Biosorption of methylene blue from industrial wastewater using silicon dioxide nanoparticles and Cladophora glomerata

Abstract

Methylene Blue is a common pollutant in industrial wastewater, posing environmental risks, impacting aquatic ecosystems, and degrading the aesthetic quality of water. Biosorption has emerged as an effective alternative for wastewater treatment, utilizing various absorbents, including algae, for the removal of dyes.

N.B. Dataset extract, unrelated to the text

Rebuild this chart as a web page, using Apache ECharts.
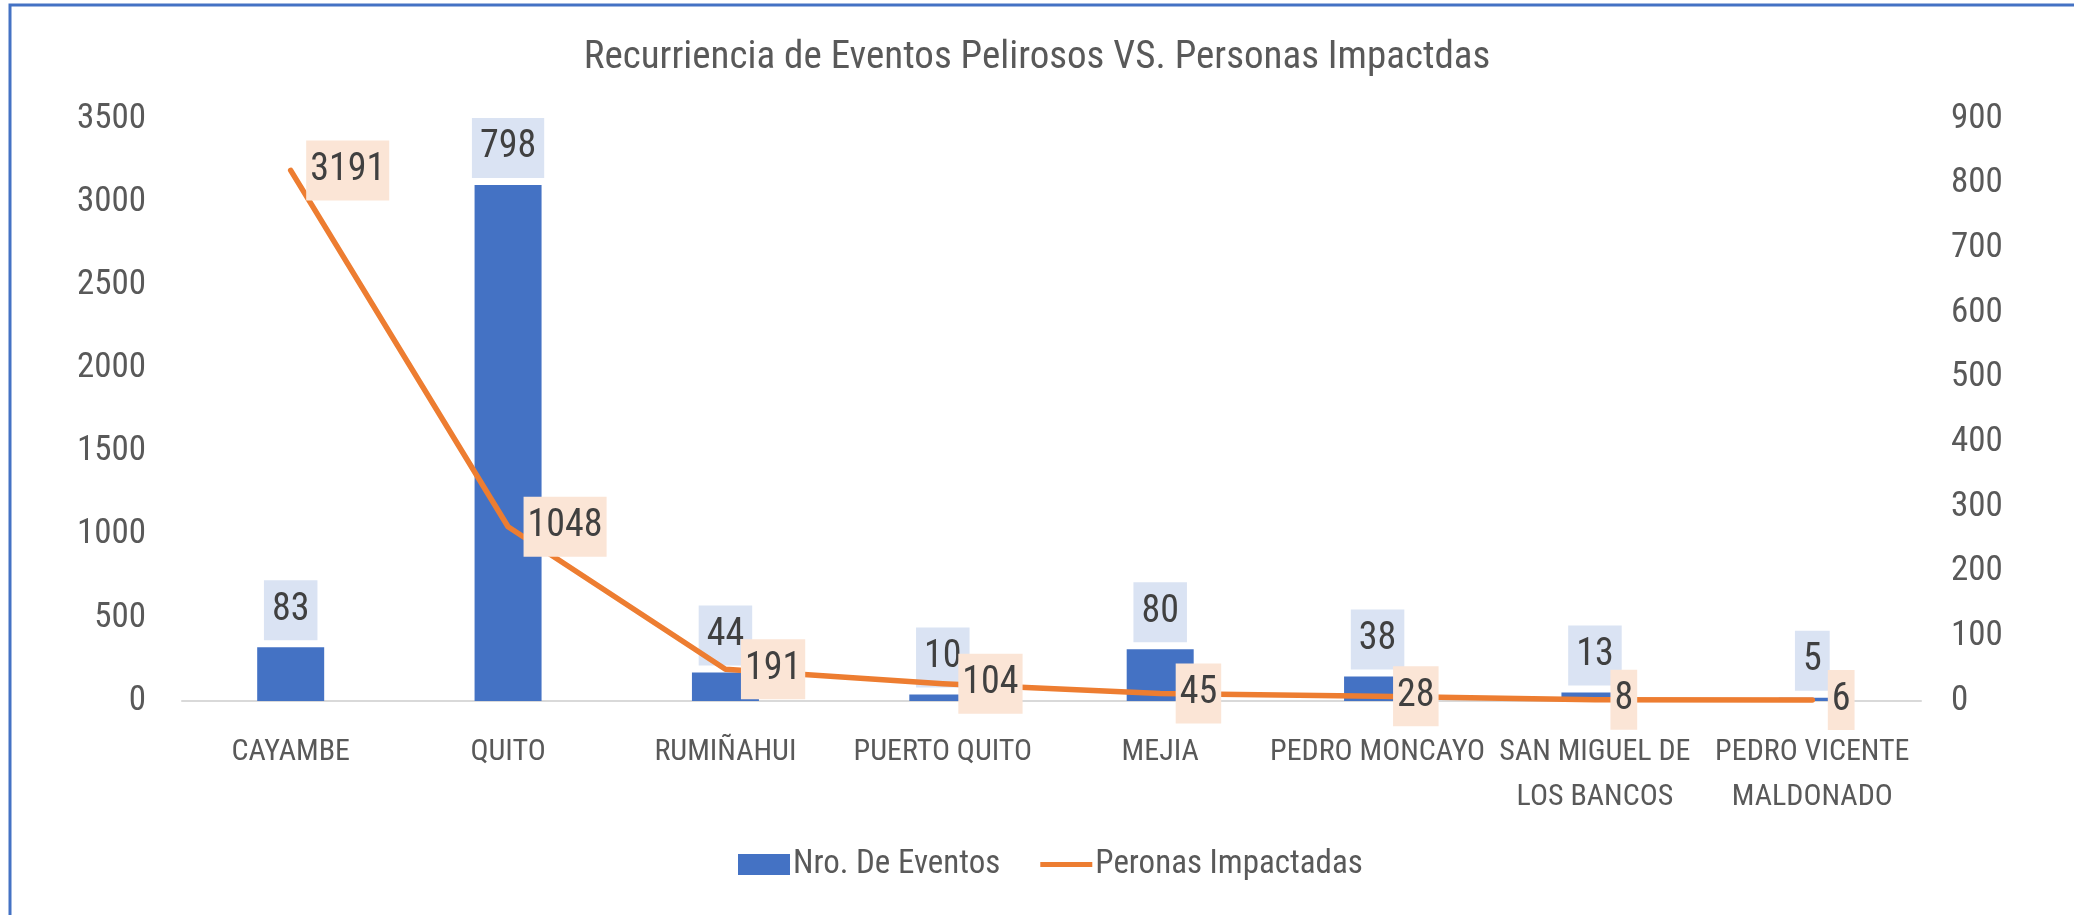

This study investigates the biosorption efficiency of Methylene Blue using Cladophora glomerata macroalgae and silicon dioxide nanoparticles, which were characterized using SEM and FTIR. Key parameters, including adsorbent dosage, pH, and contact time, were evaluated to optimize the removal process. Under optimal conditions (temperature: 20 ± 2 °C, stirring speed: 300 rpm, contact time: 60 min, pH: 5, initial dye concentration: 20 mg/L, and adsorbent dose: 1.3 g/L), silicon dioxide nanoparticles demonstrated nearly 100 % dye removal. Cladophora glomerata achieved 95.55 % removal within 50 min at a dosage of 1.0 g/L. A hybrid approach combining both adsorbents reached similar removal efficiency in 50 min at a lower dose of 0.6 g/L. Kinetic analysis revealed that the biosorption process followed the pseudo-second-order non-linear model, exhibiting high correlation coefficients (average R² = 0.996, 0.997, and 0.999). The biosorption data were well described by the Elovich kinetic model (R² > 0.9) and fitted both the Langmuir and the Freundlich isotherms, indicating a good fit of the experimental data, confirming monolayer adsorption on heterogeneous surfaces. These findings suggest that Cladophora glomerata, a macroalga, and silicon dioxide nanoparticles are efficient, cost-effective, and environmentally friendly adsorbents for removing Methylene Blue from industrial wastewater.